Today is such a huge day in history!!!
Although it is always celebrated as a national holiday on a Monday, January 15th is Dr. King's actual birthday! Who knew on this day so many years ago that he would change the world?!
January 15, 1929 Martin Luther King, Jr., clergyman, activist and leader of the Civil Rights Movement, was born in Atlanta, Georgia. King entered Morehouse College at 15 and earned his Bachelor of Arts degree in sociology in 1948. He then earned his Bachelor of Divinity degree from Crozer Theological Seminary in 1951 and his Ph.D. from Boston University in 1955. King led the 1955 Montgomery Bus Boycott and in 1957 helped found the Southern Christian Leadership Conference, serving as its first president. King was the 1957 recipient of the NAACP Spingarn Medal. On August 28, 1963, King led the March on Washington for Jobs and Freedom and delivered his “I Have a Dream” speech. In 1964, he became the youngest person to receive the Nobel Peace Prize for his work to end racial segregation and discrimination through civil disobedience and other non-violent means.
King was assassinated April 4, 1968 in Memphis, Tennessee. In 1971, he was posthumously awarded the Grammy Award for Best Spoken Word Album for “Why I Oppose the War in Vietnam.” He was posthumously awarded the Presidential Medal of Freedom, the nation’s highest civilian honor, by President Jimmy Carter July 11, 1977 and Congressional Gold Medal in 2004. On October 10, 1980, his boyhood home and several nearby buildings were designated the Martin Luther King, Jr. National Historic Site. On November 2, 1983, President Ronald Reagan signed a bill creating a federal holiday to honor King and Martin Luther King Jr. Day was officially observed in all 50 states for the first time January 17, 2000.

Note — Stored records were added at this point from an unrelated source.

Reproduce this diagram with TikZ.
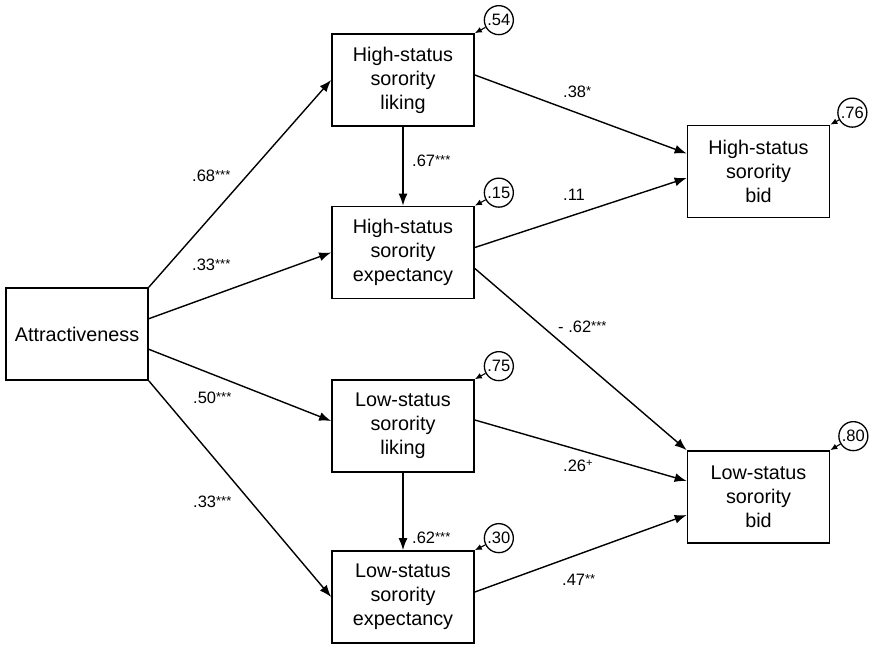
\documentclass[tikz,border=0pt]{standalone}
\usepackage{fontspec}
\setmainfont{Liberation Sans}
\usetikzlibrary{arrows.meta}
\newcommand{\sigstars}[1]{\raisebox{1.5pt}{\fontsize{13}{13}\selectfont #1}}
\begin{document}
\begin{tikzpicture}[x=1pt,y=-1pt,
  box/.style={draw,line width=1.7pt,minimum width=142pt,minimum height=92pt,align=center,inner sep=0pt,font=\fontsize{19.8}{24}\selectfont},
  resid/.style={draw,circle,line width=1.3pt,minimum size=29pt,inner sep=0pt,font=\fontsize{16.5}{18}\selectfont},
  causal/.style={line width=1.4pt,-{Latex[length=12pt,width=9pt]}},
  residarrow/.style={line width=1.1pt,-{Latex[length=7pt,width=6pt]}},
  coef/.style={anchor=base west,inner sep=0pt,font=\fontsize{16.5}{18}\selectfont}]
\useasboundingbox (0,0) rectangle (872,645);
% variables
\node[box] (attr) at (77,334) {Attractiveness};
\node[box] (hsl) at (403,80) {High-status\\sorority\\liking};
\node[box] (hse) at (403,252.5) {High-status\\sorority\\expectancy};
\node[box] (lsl) at (403,426) {Low-status\\sorority\\liking};
\node[box] (lse) at (403,597) {Low-status\\sorority\\expectancy};
\node[box] (hsb) at (758.5,171.5) {High-status\\sorority\\bid};
\node[box] (lsb) at (758.5,497) {Low-status\\sorority\\bid};
% residuals
\node[resid] (rhsl) at ([xshift=24pt,yshift=13pt]hsl.north east) {.54};
\node[resid] (rhse) at ([xshift=24pt,yshift=13pt]hse.north east) {.15};
\node[resid] (rlsl) at ([xshift=24pt,yshift=13pt]lsl.north east) {.75};
\node[resid] (rlse) at ([xshift=24pt,yshift=12pt]lse.north east) {.30};
\node[resid] (rhsb) at ([xshift=22pt,yshift=12pt]hsb.north east) {.76};
\node[resid] (rlsb) at ([xshift=23pt,yshift=14pt]lsb.north east) {.80};
\foreach \r/\b in {rhsl/hsl,rhse/hse,rlsl/lsl,rlse/lse,rhsb/hsb,rlsb/lsb}
  \draw[residarrow] (\r) -- (\b.north east);
% paths
\draw[causal] (attr.north east) -- (hsl.west);
\draw[causal] ([yshift=15.3pt]attr.east) -- (hse.west);
\draw[causal] ([yshift=-15.3pt]attr.east) -- ([yshift=5pt]lsl.west);
\draw[causal] (attr.south east) -- (lse.west);
\draw[causal] (hsl.south) -- (hse.north);
\draw[causal] (lsl.south) -- (lse.north);
\draw[causal] ([yshift=5pt]hsl.east) -- ([yshift=18pt]hsb.west);
\draw[causal] ([yshift=5pt]hse.east) -- ([yshift=-6.5pt]hsb.west);
\draw[causal] ([yshift=-16pt]hse.east) -- (lsb.north west);
\draw[causal] ([yshift=6pt]lsl.east) -- ([yshift=16pt]lsb.west);
\draw[causal] ([yshift=5pt]lse.east) -- ([yshift=-18pt]lsb.west);
% coefficients
\node[coef] at (192,181) {.68\sigstars{***}};
\node[coef] at (192,270) {.33\sigstars{***}};
\node[coef] at (193,403) {.50\sigstars{***}};
\node[coef] at (193,507) {.33\sigstars{***}};
\node[coef] at (412,166) {.67\sigstars{***}};
\node[coef] at (412,543) {.62\sigstars{***}};
\node[coef] at (563,97) {.38\sigstars{*}};
\node[coef] at (563,200) {.11};
\node[coef] at (558,332) {- .62\sigstars{***}};
\node[coef] at (563,471) {.26\raisebox{5pt}{\fontsize{11}{11}\selectfont +}};
\node[coef] at (562,585) {.47\sigstars{**}};
\end{tikzpicture}
\end{document}
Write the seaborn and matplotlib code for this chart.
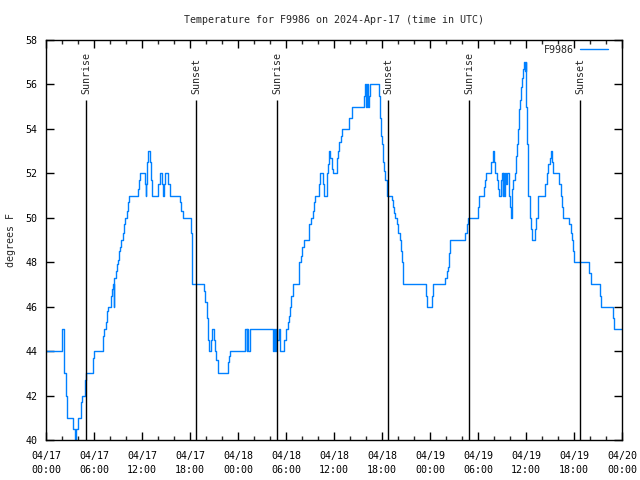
import numpy as np
import pandas as pd
import matplotlib
matplotlib.use('Agg')
import matplotlib.pyplot as plt
import matplotlib.dates as mdates
import seaborn as sns

# step breakpoints: hours after 2024-04-17 00:00 UTC, temperature in F
hours = [0.00, 2.00, 2.30, 2.45, 2.60, 3.42, 3.58, 3.80, 3.95, 4.38, 4.50, 4.88, 5.00, 5.85, 5.95,
         7.10, 7.20, 7.46, 7.58, 7.79, 8.13, 8.25, 8.33, 8.45, 8.55, 8.75, 8.92, 9.04, 9.17, 9.25,
         9.38, 9.58, 9.75, 9.92, 10.08, 10.29, 10.42, 11.54, 11.63, 11.70, 12.37, 12.46, 12.54,
         12.63, 12.79, 13.00, 13.13, 13.29, 14.04, 14.20, 14.54, 14.67, 14.75, 14.87, 15.29, 15.50,
         16.75, 16.88, 17.08, 18.08, 18.20, 18.30, 19.75, 19.88, 20.08, 20.21, 20.38, 20.58, 20.75,
         21.00, 21.13, 21.30, 21.46, 22.79, 22.92, 23.04,
         24.92, 25.08, 25.17, 25.29, 25.54, 28.33, 28.50, 28.67, 28.79, 28.92, 29.08, 29.25, 29.79,
         30.00, 30.20, 30.33, 30.50, 30.63, 30.83, 31.58, 31.67, 31.88, 32.00, 32.20, 32.83, 32.92,
         33.13, 33.33, 33.46, 33.58, 34.08, 34.25, 34.58, 34.71, 35.08, 35.29, 35.42, 35.54, 35.70,
         35.83, 36.33, 36.54, 36.67, 36.88, 36.96, 37.92, 38.20, 39.79, 39.88, 40.00, 40.10, 40.20,
         40.33, 40.50, 41.60, 41.75, 41.88, 41.96, 42.08, 42.17, 42.29, 42.38, 42.58, 43.20, 43.33,
         43.50, 43.63, 43.83, 44.04, 44.25, 44.38, 44.50, 44.60, 44.67, 47.46, 47.67,
         48.20, 48.33, 49.90, 50.08, 50.20, 50.40, 50.54, 52.40, 52.60, 52.70, 53.96, 54.08, 54.17,
         54.80, 54.90, 55.00, 55.60, 55.83, 56.04, 56.17, 56.40, 56.46, 56.58, 56.88, 56.96, 57.08,
         57.17, 57.29, 57.38, 57.50, 57.63, 57.90, 58.00, 58.13, 58.25, 58.40, 58.60, 58.75, 58.90,
         59.04, 59.17, 59.25, 59.38, 59.46, 59.67, 59.80, 59.92, 59.96, 60.04, 60.08, 60.29, 60.50,
         60.63, 60.70, 61.10, 61.30, 61.50, 62.40, 62.58, 62.80, 63.00, 63.13, 63.29, 63.40, 64.17,
         64.33, 64.46, 64.58, 65.40, 65.58, 65.71, 65.92, 66.04, 67.90, 68.08, 69.25, 69.38, 70.83,
         71.04, 72.00]
temps = [44, 45, 43, 42, 41, 40.5, 39.5, 40.5, 41, 41.7, 42, 42.7, 43, 43.7, 44,
         44.7, 45, 45.3, 45.8, 46, 46.5, 46.8, 47, 46, 47.3, 47.6, 47.9, 48.1, 48.5, 48.7,
         49, 49.3, 49.7, 50, 50.3, 50.7, 51, 51.3, 51.7, 52, 51.5, 51, 51.5,
         52.5, 53, 52.5, 51.7, 51, 51.5, 52, 51.5, 51, 51.5, 52, 51.5, 51,
         50.7, 50.3, 50, 49.3, 47.8, 47, 46.7, 46.2, 45.5, 44.5, 44, 44.5, 45,
         44.5, 44, 43.6, 43, 43.5, 43.8, 44,
         45, 44, 45, 44, 45, 44, 45, 44, 45, 44.5, 45, 44, 44.5,
         45, 45.3, 45.6, 46, 46.5, 47, 47.6, 48, 48.3, 48.7, 49, 49.3, 49.7,
         50, 50.3, 50.7, 51, 51.5, 52, 51.5, 51, 52, 52.4, 53, 52.7, 52.2,
         52, 52.7, 53, 53.4, 53.7, 54, 54.5, 55, 55.5, 56, 55, 56, 55,
         55.5, 56, 55.5, 54.5, 53.7, 53.3, 53, 52.5, 52.1, 51.7, 51, 50.8, 50.5,
         50.2, 50, 49.7, 49.3, 49, 48.5, 48, 47.6, 47, 46.5, 46,
         46.5, 47, 47.3, 47.6, 47.8, 48.4, 49, 49.3, 49.7, 50, 50.5, 50.8, 51,
         51.4, 51.7, 52, 52.5, 53, 52.5, 52, 51.7, 51.3, 51, 51.7, 52, 51,
         52, 51, 52, 51.5, 52, 51, 50.5, 50, 51.3, 51.7, 52, 52.8, 53.3,
         54, 54.9, 55.3, 55.9, 56.3, 56.7, 57, 56.6, 57, 55, 53.3, 51, 50,
         49.5, 49, 49.5, 50, 51, 51.5, 52, 52.4, 52.7, 53, 52.5, 52, 51.5,
         51, 50.5, 50, 49.7, 49.3, 49, 48.5, 48, 47.5, 47, 46.5, 46, 45.5,
         45, 45]

sunrise_hours = [5.03, 28.92, 52.92]
sunset_hours = [18.75, 42.79, 66.80]
start = pd.Timestamp('2024-04-17 00:00')

df = pd.DataFrame({'time': start + pd.to_timedelta(hours, unit='h'), 'temp': temps})

sns.set_style('ticks')
plt.rcParams['font.family'] = ['DejaVu Sans Mono', 'DejaVu Sans']
fs = 7.2

fig = plt.figure(figsize=(6.4, 4.8), dpi=100)
ax = fig.add_axes([46 / 640, 40 / 480, 576 / 640, 400 / 480])

sns.lineplot(data=df, x='time', y='temp', ax=ax, drawstyle='steps-post',
             color='#0080ff', linewidth=1.0, label='F9986')

line_top = 55.3
for h in sunrise_hours:
    t = start + pd.Timedelta(hours=h)
    ax.vlines(t, 40, line_top, color='black', linewidth=1.0)
    ax.text(t, line_top + 0.25, 'Sunrise', rotation=90, ha='center', va='bottom', fontsize=fs)
for h in sunset_hours:
    t = start + pd.Timedelta(hours=h)
    ax.vlines(t, 40, line_top, color='black', linewidth=1.0)
    ax.text(t, line_top + 0.25, 'Sunset', rotation=90, ha='center', va='bottom', fontsize=fs)

ax.set_xlim(start, start + pd.Timedelta(hours=72))
ax.set_ylim(40, 58)
ax.set_yticks(np.arange(40, 59, 2))
ax.xaxis.set_major_locator(mdates.HourLocator(byhour=[0, 6, 12, 18]))
ax.xaxis.set_minor_locator(mdates.HourLocator(interval=2))
ax.xaxis.set_major_formatter(mdates.DateFormatter('%m/%d\n%H:%M'))

ax.tick_params(axis='both', which='major', direction='in', length=6, width=1,
               top=True, right=True, labelsize=fs, colors='black')
ax.tick_params(axis='x', which='major', pad=8)
ax.tick_params(axis='y', which='major', pad=6)
ax.tick_params(axis='x', which='minor', direction='in', length=3, width=1, top=True)
for lab in ax.get_xticklabels():
    lab.set_linespacing(1.5)

for s in ax.spines.values():
    s.set_linewidth(1.0)
    s.set_color('black')

ax.set_xlabel('')
ax.set_ylabel('degrees F', fontsize=fs, labelpad=7)
ax.set_title('Temperature for F9986 on 2024-Apr-17 (time in UTC)', fontsize=fs, pad=12)

ax.legend(loc='upper right', bbox_to_anchor=(1 - 10 / 576, 1 - 1 / 400), borderaxespad=0,
          frameon=False, markerfirst=False, fontsize=fs,
          handlelength=2.8, handletextpad=0.6)

fig.savefig('out.png', dpi=100)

More than 750 cities in the United States have streets named in his honor. A memorial to King at the National Mall in Washington, D. C. opened October 16, 2011. “The Autobiography of Martin Luther King, Jr.” was published in 1998. King’s name is enshrined in the Ring of Genealogy at the Charles H. Wright Museum of African American History in Detroit, Michigan.